When Winter is Weird: Quantifying the Change in Winters Across the Arctic

Arctic winter climate is rapidly changing, with more variable snow depths, spring snowmelt timing, and more frequent midwinter thaw events. Less predictable conditions disrupt ecosystem balances and development in Arctic communities, and understanding winter variability across the Arctic and its influence on climate the whole year is needed to mitigate consequences of changing winters. However, access to in situ measured data has been extremely limited and scattered in local databases. Hence, cross-Arctic winter studies are few and based on remotely sensed data with larger spatial and temporal coverage, but less local sensitivity, and the winter contribution to annual average temperature change has not been investigated across the Arctic.

In this project, we 1) obtain, clean and standardize in situ soil surface temperature, snow depth and soil moisture data from climate monitoring programs across the Arctic and create a unique database with cross-Arctic in situ winter climate data from the last appr. 30 years. We use this dataset to 2a) estimate the accuracy of remotely sensed soil surface temperature, snow depth and soil moisture data using the regression model with the best fit, and quantify the bias, for each major Arctic region. We further 2b) construct an open access Winter Variability Index (WVI) for each major Arctic region based on the winter phenomena (average snow depth, snowmelt date, frequency of winter thaw events) that are most important drivers of a clustering analysis such as PCA, hierarchical clustering or autoencoders. Finally, we 3) use the change in WVI and in annual mean temperatures for each decade in a function-on-function regression analysis, which will quantify the contribution of winter variability change to annual average temperature changes in each Arctic region.
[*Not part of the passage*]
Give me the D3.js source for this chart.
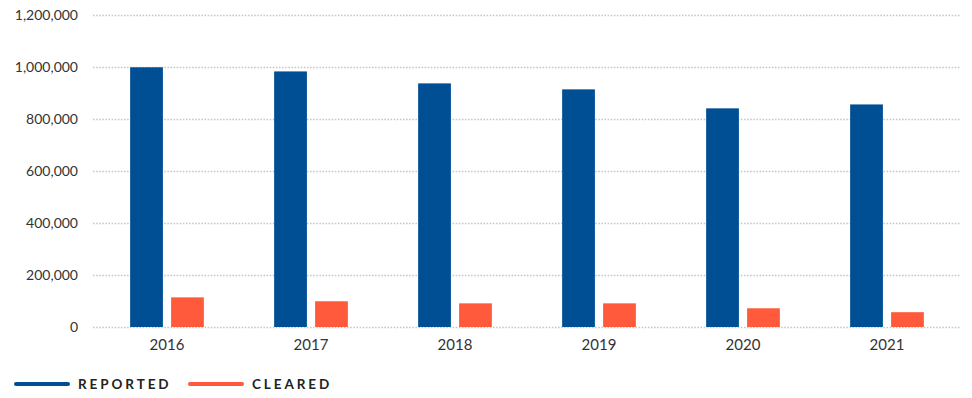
<!DOCTYPE html>
<html>
<head>
<meta charset="utf-8">
<script src="https://cdn.jsdelivr.net/npm/d3@7"></script>
<style>
  html, body { margin: 0; padding: 0; background: #fff; }
  svg { display: block; font-family: "Lato", "Noto Sans", sans-serif; }
</style>
</head>
<body>
<svg id="chart" width="972" height="398"></svg>
<script>
// Reports vs. clearances per year
const years = ["2016", "2017", "2018", "2019", "2020", "2021"];
const reported = [999000, 983000, 937000, 914000, 841000, 856000];
const cleared = [114000, 99000, 91000, 91000, 72000, 57000];
const seriesNames = ["REPORTED", "CLEARED"];
const seriesColors = ["#004f95", "#ff5a3c"];
const yTicks = [0, 200000, 400000, 600000, 800000, 1000000, 1200000];

const svg = d3.select("#chart");
const margin = { top: 15, right: 12, bottom: 71, left: 93 };
const width = 972, height = 398;

const rows = years.map((y, i) => ({ year: y, values: [reported[i], cleared[i]] }));

const x0 = d3.scaleBand()
  .domain(years)
  .range([95, 959])
  .paddingInner(0.488)
  .paddingOuter(0.244);

const x1 = d3.scaleBand()
  .domain(seriesNames)
  .range([0, x0.bandwidth()])
  .paddingInner(0.2);

const y = d3.scaleLinear()
  .domain([0, 1200000])
  .range([height - margin.bottom, margin.top]);

// dotted horizontal grid
svg.append("g")
  .selectAll("line")
  .data(yTicks)
  .join("line")
  .attr("x1", margin.left)
  .attr("x2", width - margin.right)
  .attr("y1", d => y(d) + 0.5)
  .attr("y2", d => y(d) + 0.5)
  .attr("stroke", "#c4c4c4")
  .attr("stroke-width", 1.5)
  .attr("stroke-dasharray", "1.5,1.6");

// y axis labels
const yAxis = d3.axisLeft(y)
  .tickValues(yTicks)
  .tickFormat(d3.format(","))
  .tickSize(0)
  .tickPadding(15);

svg.append("g")
  .attr("transform", `translate(${margin.left},0)`)
  .call(yAxis)
  .call(g => g.select(".domain").remove())
  .call(g => g.selectAll("text")
    .attr("fill", "#333")
    .style("font-size", "14px")
    .style("font-family", "Lato, 'Noto Sans', sans-serif"));

// bars
const groups = svg.append("g")
  .selectAll("g")
  .data(rows)
  .join("g")
  .attr("transform", d => `translate(${x0(d.year)},0)`);

groups.selectAll("rect")
  .data(d => d.values.map((v, i) => ({ key: seriesNames[i], value: v, i })))
  .join("rect")
  .attr("x", d => x1(d.key))
  .attr("width", x1.bandwidth())
  .attr("y", d => y(d.value))
  .attr("height", d => y(0) - y(d.value))
  .attr("fill", d => seriesColors[d.i]);

// x axis labels
const xAxis = d3.axisBottom(x0).tickSize(0).tickPadding(12);
svg.append("g")
  .attr("transform", `translate(0,${y(0)})`)
  .call(xAxis)
  .call(g => g.select(".domain").remove())
  .call(g => g.selectAll("text")
    .attr("fill", "#333")
    .style("font-size", "15px")
    .style("font-family", "Lato, 'Noto Sans', sans-serif"));

// legend
const legendItems = [
  { name: seriesNames[0], color: seriesColors[0], x: 16 },
  { name: seriesNames[1], color: seriesColors[1], x: 190 }
];
const legend = svg.append("g").attr("transform", "translate(0,384)");
const li = legend.selectAll("g")
  .data(legendItems)
  .join("g")
  .attr("transform", d => `translate(${d.x},0)`);
li.append("line")
  .attr("x1", 0).attr("x2", 52)
  .attr("y1", 0).attr("y2", 0)
  .attr("stroke", d => d.color)
  .attr("stroke-width", 4)
  .attr("stroke-linecap", "round");
li.append("text")
  .attr("x", 62)
  .attr("y", 0)
  .attr("dy", "0.36em")
  .attr("fill", "#222")
  .style("font-size", "13.5px")
  .style("font-weight", "bold")
  .style("letter-spacing", "2.9px")
  .text(d => d.name);
</script>
</body>
</html>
The project will produce a comprehensive dataset with potential for further research and will improve our region-specific understanding of remotely sensed data accuracy, which is key for confidence in climate system modelling. The WVI allows scientists or local communities to classify Arctic winter data within a quantitative framework of pan-Arctic winter variability also in the future, and to understand how important changes in winter variability is for Arctic climate changes the whole year.